Goal
Without further comment, state how many lines in the listing below contain the word "document".

Data shown
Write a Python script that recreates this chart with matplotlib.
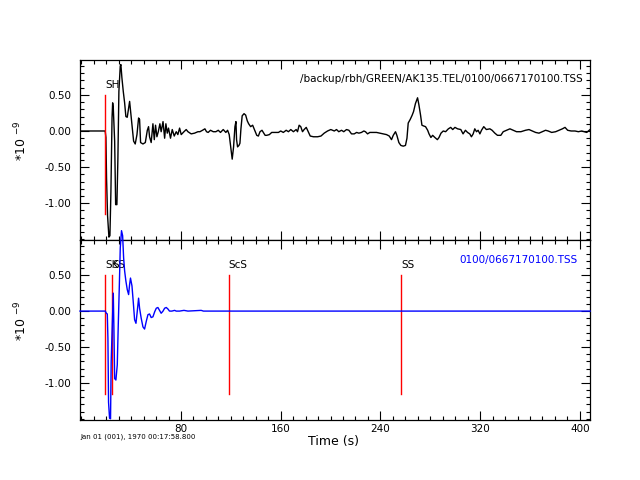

...

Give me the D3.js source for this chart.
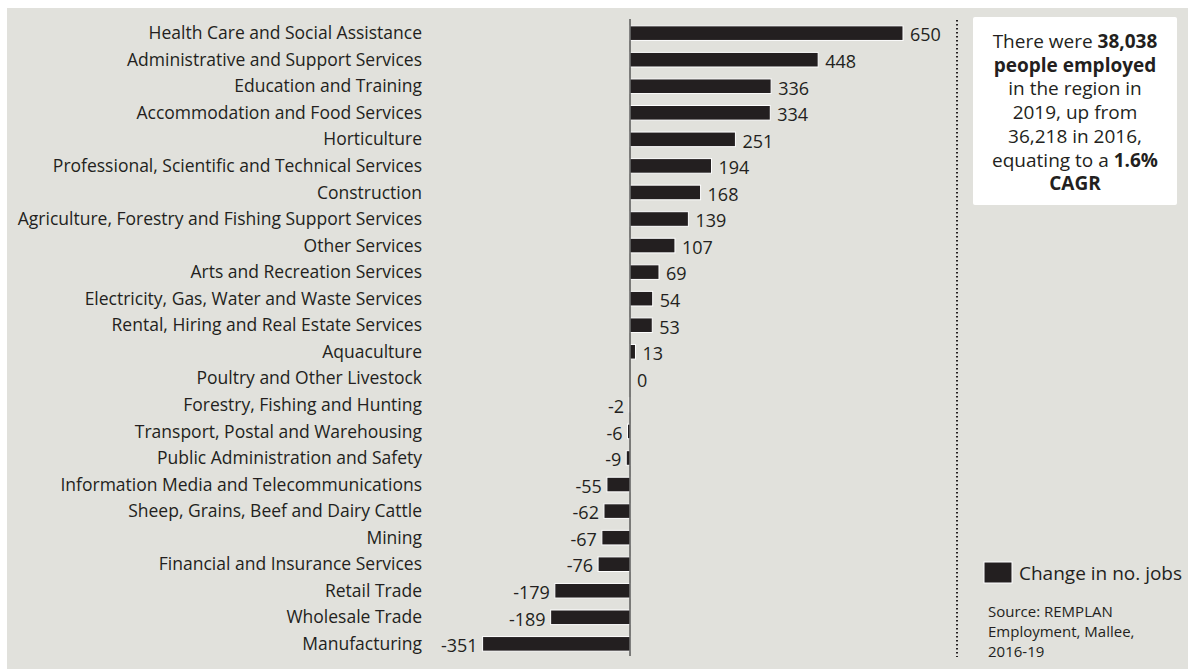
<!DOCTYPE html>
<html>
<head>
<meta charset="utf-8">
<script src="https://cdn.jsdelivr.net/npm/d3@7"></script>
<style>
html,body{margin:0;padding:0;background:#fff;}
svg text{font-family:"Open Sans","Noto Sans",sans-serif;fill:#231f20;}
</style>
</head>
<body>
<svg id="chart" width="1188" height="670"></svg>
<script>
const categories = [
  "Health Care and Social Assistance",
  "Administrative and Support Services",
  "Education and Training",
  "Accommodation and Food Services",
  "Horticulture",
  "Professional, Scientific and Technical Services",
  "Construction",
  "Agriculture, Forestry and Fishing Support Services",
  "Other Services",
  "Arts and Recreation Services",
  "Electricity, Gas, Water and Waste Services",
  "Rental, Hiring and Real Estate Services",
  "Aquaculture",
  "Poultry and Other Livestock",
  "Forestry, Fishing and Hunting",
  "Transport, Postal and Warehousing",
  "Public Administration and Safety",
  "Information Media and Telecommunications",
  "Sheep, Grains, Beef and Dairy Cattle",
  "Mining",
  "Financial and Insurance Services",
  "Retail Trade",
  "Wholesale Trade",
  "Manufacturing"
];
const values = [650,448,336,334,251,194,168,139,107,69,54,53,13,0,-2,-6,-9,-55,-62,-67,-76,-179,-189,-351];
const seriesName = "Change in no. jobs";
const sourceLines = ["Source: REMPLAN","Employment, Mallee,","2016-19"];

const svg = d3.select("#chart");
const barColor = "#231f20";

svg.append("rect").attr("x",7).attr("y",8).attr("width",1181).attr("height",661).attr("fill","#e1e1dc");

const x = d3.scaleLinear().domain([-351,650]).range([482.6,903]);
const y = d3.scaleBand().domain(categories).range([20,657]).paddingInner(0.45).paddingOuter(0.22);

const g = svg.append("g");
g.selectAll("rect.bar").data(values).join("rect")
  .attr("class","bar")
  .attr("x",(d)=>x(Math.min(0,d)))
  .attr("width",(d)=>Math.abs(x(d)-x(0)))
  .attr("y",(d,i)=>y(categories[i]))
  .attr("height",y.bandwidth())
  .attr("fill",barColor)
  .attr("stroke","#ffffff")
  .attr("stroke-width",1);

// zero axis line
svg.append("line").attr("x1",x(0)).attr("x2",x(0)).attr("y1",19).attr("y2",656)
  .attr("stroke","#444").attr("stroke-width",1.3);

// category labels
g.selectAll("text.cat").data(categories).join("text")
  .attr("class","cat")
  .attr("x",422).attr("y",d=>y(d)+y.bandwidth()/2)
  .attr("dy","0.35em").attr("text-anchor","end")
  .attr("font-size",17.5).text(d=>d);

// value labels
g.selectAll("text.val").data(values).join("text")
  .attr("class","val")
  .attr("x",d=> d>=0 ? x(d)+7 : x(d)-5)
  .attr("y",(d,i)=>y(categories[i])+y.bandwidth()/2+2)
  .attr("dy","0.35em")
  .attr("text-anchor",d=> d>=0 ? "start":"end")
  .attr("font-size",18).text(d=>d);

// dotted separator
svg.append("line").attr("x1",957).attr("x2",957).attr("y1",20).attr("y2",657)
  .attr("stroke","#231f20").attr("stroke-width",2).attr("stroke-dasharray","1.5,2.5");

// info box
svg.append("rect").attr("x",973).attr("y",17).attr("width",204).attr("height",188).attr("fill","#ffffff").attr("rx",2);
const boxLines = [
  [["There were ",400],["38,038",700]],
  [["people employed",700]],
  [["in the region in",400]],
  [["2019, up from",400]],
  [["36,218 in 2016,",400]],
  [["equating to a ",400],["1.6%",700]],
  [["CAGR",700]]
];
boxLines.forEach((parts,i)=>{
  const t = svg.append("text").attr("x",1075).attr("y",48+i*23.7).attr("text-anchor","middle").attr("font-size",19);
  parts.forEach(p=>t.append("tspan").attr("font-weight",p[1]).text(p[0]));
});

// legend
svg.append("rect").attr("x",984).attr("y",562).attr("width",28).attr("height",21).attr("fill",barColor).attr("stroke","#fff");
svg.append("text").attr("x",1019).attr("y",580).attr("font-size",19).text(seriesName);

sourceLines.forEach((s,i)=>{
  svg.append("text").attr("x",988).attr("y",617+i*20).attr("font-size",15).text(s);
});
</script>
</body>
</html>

---

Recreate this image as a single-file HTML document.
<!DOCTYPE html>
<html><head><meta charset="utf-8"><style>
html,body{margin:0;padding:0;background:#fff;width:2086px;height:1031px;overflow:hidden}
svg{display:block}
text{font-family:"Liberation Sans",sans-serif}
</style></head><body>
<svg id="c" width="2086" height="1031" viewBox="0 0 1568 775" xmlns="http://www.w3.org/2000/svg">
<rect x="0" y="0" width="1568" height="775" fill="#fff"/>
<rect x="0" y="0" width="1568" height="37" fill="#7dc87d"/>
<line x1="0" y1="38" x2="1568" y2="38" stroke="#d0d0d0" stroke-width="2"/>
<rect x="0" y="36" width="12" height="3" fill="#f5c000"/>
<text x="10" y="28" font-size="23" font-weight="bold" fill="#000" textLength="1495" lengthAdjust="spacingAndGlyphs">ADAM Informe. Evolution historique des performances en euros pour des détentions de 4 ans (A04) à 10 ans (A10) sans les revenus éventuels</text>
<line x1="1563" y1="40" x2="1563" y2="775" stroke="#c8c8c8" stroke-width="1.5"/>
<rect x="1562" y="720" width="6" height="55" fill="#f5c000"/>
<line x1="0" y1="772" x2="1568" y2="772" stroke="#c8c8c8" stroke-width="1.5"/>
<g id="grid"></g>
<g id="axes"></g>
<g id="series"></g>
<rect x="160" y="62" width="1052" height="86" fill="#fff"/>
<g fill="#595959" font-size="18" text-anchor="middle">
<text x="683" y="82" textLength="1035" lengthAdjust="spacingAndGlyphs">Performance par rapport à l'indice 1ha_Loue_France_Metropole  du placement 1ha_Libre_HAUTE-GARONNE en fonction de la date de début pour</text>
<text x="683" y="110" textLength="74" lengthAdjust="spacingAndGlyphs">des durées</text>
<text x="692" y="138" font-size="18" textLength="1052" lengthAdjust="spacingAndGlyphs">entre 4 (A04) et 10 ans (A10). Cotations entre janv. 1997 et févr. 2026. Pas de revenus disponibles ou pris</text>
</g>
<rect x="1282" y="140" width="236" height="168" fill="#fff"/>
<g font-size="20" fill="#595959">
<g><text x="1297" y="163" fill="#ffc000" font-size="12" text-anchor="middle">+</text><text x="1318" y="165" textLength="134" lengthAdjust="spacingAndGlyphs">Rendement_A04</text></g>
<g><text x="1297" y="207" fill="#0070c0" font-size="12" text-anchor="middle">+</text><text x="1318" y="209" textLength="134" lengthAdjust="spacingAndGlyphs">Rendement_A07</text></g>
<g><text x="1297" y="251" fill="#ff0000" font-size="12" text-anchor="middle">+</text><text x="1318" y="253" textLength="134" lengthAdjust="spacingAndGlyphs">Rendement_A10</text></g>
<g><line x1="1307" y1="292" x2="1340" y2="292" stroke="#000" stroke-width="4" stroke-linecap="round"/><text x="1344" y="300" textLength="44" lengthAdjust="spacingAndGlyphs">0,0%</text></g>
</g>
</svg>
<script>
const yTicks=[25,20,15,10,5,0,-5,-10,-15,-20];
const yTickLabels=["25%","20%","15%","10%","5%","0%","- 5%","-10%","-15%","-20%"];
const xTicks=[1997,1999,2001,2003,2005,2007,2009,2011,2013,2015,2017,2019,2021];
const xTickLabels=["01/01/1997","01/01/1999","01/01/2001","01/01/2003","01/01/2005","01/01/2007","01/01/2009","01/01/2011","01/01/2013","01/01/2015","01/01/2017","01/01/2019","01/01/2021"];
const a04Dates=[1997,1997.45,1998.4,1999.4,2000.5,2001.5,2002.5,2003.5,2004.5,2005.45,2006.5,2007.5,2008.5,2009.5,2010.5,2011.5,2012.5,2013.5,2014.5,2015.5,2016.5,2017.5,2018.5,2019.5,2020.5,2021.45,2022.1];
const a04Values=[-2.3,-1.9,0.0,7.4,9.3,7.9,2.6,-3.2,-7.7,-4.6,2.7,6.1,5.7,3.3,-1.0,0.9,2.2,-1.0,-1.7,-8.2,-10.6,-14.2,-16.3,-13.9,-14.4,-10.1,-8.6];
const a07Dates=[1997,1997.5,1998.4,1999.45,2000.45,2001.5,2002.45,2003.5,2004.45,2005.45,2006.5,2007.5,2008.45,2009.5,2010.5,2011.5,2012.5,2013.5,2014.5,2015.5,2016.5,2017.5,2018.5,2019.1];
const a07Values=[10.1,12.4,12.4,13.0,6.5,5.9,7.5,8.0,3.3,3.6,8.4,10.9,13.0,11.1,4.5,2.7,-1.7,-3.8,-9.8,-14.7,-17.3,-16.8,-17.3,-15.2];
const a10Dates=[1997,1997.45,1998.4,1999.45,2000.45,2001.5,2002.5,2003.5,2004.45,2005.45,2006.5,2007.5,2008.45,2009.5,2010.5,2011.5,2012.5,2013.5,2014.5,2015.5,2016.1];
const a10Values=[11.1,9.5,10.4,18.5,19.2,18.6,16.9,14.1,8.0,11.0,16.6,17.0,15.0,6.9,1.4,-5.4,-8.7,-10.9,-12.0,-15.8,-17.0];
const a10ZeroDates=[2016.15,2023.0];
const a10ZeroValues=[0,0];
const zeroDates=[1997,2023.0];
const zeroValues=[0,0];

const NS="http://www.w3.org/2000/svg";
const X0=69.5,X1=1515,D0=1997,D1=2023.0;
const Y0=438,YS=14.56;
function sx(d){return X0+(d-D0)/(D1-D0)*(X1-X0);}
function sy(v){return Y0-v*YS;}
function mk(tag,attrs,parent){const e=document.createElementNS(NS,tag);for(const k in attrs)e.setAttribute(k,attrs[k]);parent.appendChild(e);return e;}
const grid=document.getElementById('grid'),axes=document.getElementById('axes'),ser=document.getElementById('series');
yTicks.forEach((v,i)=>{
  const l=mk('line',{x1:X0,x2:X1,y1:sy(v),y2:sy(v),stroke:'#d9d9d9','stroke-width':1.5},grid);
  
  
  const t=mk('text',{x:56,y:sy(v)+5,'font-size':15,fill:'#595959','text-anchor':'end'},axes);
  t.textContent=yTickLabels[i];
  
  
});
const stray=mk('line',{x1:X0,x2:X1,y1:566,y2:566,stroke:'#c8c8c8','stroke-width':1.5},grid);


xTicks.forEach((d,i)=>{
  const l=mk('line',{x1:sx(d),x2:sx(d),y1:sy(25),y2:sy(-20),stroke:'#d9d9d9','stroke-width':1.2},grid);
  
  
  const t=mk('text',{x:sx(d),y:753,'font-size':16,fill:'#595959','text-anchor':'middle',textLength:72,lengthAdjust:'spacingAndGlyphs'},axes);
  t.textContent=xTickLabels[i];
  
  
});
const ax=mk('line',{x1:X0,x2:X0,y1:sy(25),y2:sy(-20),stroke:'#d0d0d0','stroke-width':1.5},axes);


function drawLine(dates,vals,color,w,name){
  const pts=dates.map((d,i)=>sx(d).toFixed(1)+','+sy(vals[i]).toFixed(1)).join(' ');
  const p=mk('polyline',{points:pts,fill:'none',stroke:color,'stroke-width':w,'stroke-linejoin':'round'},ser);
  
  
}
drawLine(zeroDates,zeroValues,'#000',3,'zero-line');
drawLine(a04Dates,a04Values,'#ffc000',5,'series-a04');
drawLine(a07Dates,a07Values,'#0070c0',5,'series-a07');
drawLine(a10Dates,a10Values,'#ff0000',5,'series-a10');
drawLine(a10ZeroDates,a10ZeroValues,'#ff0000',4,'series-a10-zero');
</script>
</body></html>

Solution
3